En renonçant à poser dès le départ, les enjeux de ses personnages, Villeneuve se prive de toute résolution, et de tout drame. Pourtant, les enjeux existent, ils sont là, clairement décrits par Herbert… L’amour entre Leto et Jessica, mais aussi la suspicion, le double jeu potentiel de sa concubine, et les soupçons de Thufir Hawat, la menace qui pèse sur Yueh, sans parler des manigances qui agitent la Maison Harkonnen, ou la Maison Impériale. Même Lynch réussit (maladroitement) à les exposer…
Autre défaite du cinéma, la musique omniprésente de Hans Zimmer, révolutionnaire dans The Dark Knight, et qui confine au cliché aujourd’hui. En permanence, elle indique grossièrement au spectateur ce qu’il doit ressentir : avoir peur, être effrayé, pleurer… Une musique lourde comme les briques, posée à la truelle sur le montage de Villeneuve.

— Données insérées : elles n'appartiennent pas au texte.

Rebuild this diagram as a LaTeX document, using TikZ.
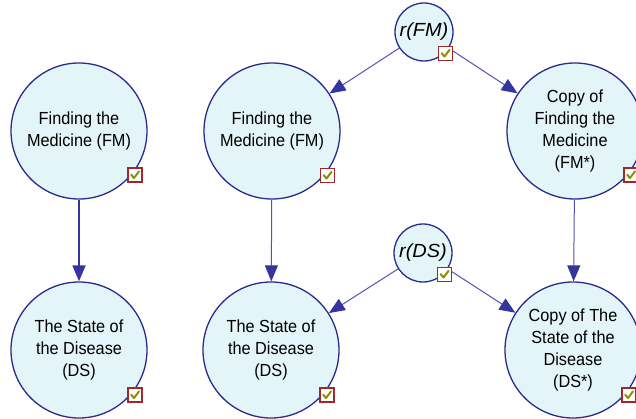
\documentclass[tikz,border=0pt]{standalone}
\usepackage{fontspec}
\setmainfont[FakeStretch=0.93]{Liberation Sans}
\newfontfamily\rvarfont[FakeStretch=1.05]{Liberation Sans}
\usetikzlibrary{arrows.meta}
\definecolor{nodefill}{HTML}{E3F5F8}
\definecolor{nodeline}{HTML}{2B2B8F}
\definecolor{edgeline}{HTML}{5252B4}
\definecolor{edgehead}{HTML}{3535A0}
\definecolor{boxred}{HTML}{A02828}
\definecolor{tickgreen}{HTML}{8A9200}
\tikzset{
  bignode/.style={circle, draw=nodeline, fill=nodefill, line width=1.3pt,
    minimum size=136pt, inner sep=0pt, align=center,
    font=\fontsize{17.5}{22}\selectfont},
  smallnode/.style={circle, draw=nodeline, fill=nodefill, line width=1.3pt,
    minimum size=58pt, inner sep=0pt,
    font=\rvarfont\fontsize{19}{22}\selectfont\itshape},
  edge/.style={draw=edgeline, line width=1pt,
    -{Triangle[length=16pt,width=13pt,color=edgehead,fill=edgehead]}},
  boldedge/.style={edge, draw=edgehead, line width=1.8pt},
  tickbox/.style={rectangle, draw=boxred, fill=white, line width=1.3pt,
    minimum size=14pt, inner sep=0pt,
    path picture={
      \draw[tickgreen, line width=2pt, line cap=round, line join=round]
        ([shift={(-3.8pt,0.3pt)}]path picture bounding box.center)
        -- ([shift={(-1pt,-3pt)}]path picture bounding box.center)
        -- ([shift={(4pt,3.6pt)}]path picture bounding box.center);
    }},
}
\begin{document}
\begin{tikzpicture}[x=1pt, y=-1pt]
  \useasboundingbox (0,0) rectangle (636,419);

  % left pair
  \node[bignode] (fmA) at (79,131) {Finding the\\Medicine (FM)};
  \node[bignode] (dsA) at (79,350) {The State of\\the Disease\\(DS)};

  % middle pair
  \node[bignode] (fmB) at (272,131) {Finding the\\Medicine (FM)};
  \node[bignode] (dsB) at (271,350) {The State of\\the Disease\\(DS)};

  % copies
  \node[bignode] (fmC) at (575,131) {Copy of\\Finding the\\Medicine\\(FM*)};
  \node[bignode] (dsC) at (573,350) {Copy of The\\State of the\\Disease\\(DS*)};

  % random nodes
  \node[smallnode] (rfm) at (424,32) {r(FM)};
  \node[smallnode] (rds) at (423,253) {r(DS)};

  % connectors
  \draw[boldedge] (fmA) -- (dsA);
  \draw[edge] (fmB) -- (dsB);
  \draw[edge] (fmC) -- (dsC);
  \draw[edge] (rfm) -- (fmB);
  \draw[edge] (rfm) -- (fmC);
  \draw[edge] (rds) -- (dsB);
  \draw[edge] (rds) -- (dsC);

  % check boxes
  \node[tickbox, shift={(56,44)}] (fmAck) at (fmA.center) {};
  \node[tickbox, shift={(56,45)}] (dsAck) at (dsA.center) {};
  \node[tickbox, shift={(55.5,44.5)}] (fmBck) at (fmB.center) {};
  \node[tickbox, shift={(56,45)}] (dsBck) at (dsB.center) {};
  \node[tickbox, shift={(56,44)}] (fmCck) at (fmC.center) {};
  \node[tickbox, shift={(56,45)}] (dsCck) at (dsC.center) {};
  \node[tickbox, shift={(21.5,21.5)}] (rfmck) at (rfm.center) {};
  \node[tickbox, shift={(21.5,21.5)}] (rdsck) at (rds.center) {};
\end{tikzpicture}
\end{document}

Idem pour le design du film, impeccable mais bétonné… Villeneuve aime cette architecture brutaliste, et nous l’impose désormais à chaque film. Les vaisseaux de Dune ressemblent aux galets de Premier Contact. Tout le monde semble vivre dans un décor monumental, comme dans Blade Runner 2049. Ce n’est pas un détail, c’est là la faiblesse du cinéaste ; Villeneuve n’est pas un intellectuel du cinéma, mais un graphiste qui cherche juste à traduire sa vision en images. Il ne réfléchit pas à ce que le cinéma peut – et doit – véhiculer. Il oublie que le public ne regarde pas des images, mais s’immerge dans un univers. Et que tout ce qui constitue cet univers est crucial pour ne pas perdre le spectateur. Ce qui obsède aussi bien Hitchcock, (qui voulait que l’appartement de l’institutrice des Oiseaux ne ressemble pas à un penthouse de designer), ou Ridley Scott (qui voulait que toute l’électronique d’Alien fonctionne). Villeneuve, lui, se fiche du réalisme du moment que c’est beau. Les scènes se déroulent dans de grandes pièces rectangulaire, où ne traine ni une chaise, ni un papier. Il fait sombre partout, quelle que soit la planète. On est loin de la richesse graphique de la production d’Anthony Masters, le DA du Dune lynchien, avec ses costumes victoriens et ses décors incroyables…*
Il y a néanmoins dans le Dune de Villeneuve des points positifs : Timothée Chalamet, qui sort largement du lot, malgré les pointures qui l’entourent (Oscar Isaac, Stellan Skarsgård, Josh Brolin, Javier Bardem…) Comme entrevu dans The King, Chalamet est parfait pour le rôle : frêle et fort, timide et charismatique, capable de déclencher l’émotion d’un simple froncement de sourcil. Zendaya fait de même en proposant une Chani plus rigoureuse que Sean Young. Les scènes de duels sont réussies, l’arrivée sur Arrakis et la description des Fremen et de leur messianisme, particulièrement courageuse et réussie**. Les parties dans le désert sont tout aussi magnifiques.
On ira donc voir la suite, sachant qu’en vérité, on attend l’impossible. Dune n’est pas adaptable. Pas pour des problèmes techniques, tous résolus aujourd’hui, mais pour un bête problème de business model hollywoodien.
Le Professore revient bientôt vous expliquer tout ça…
*Un exemple parmi d’autres : la navette du Héraut de l’Empereur est gigantesque, mais ne contient que quelques personnes. Les autres vaisseaux sont petits. Pourquoi ? Peut-être parce que l’Empereur est immensément riche. Dans le Lynch, c’est montré : l’intérieur est entièrement en or…
** Rappelons que ce film américain décrit des méchants capitalistes exploitant sans vergogne un monde moyen-oriental peuplé de gentils fanatiques religieux prêts à déclencher le Jihad.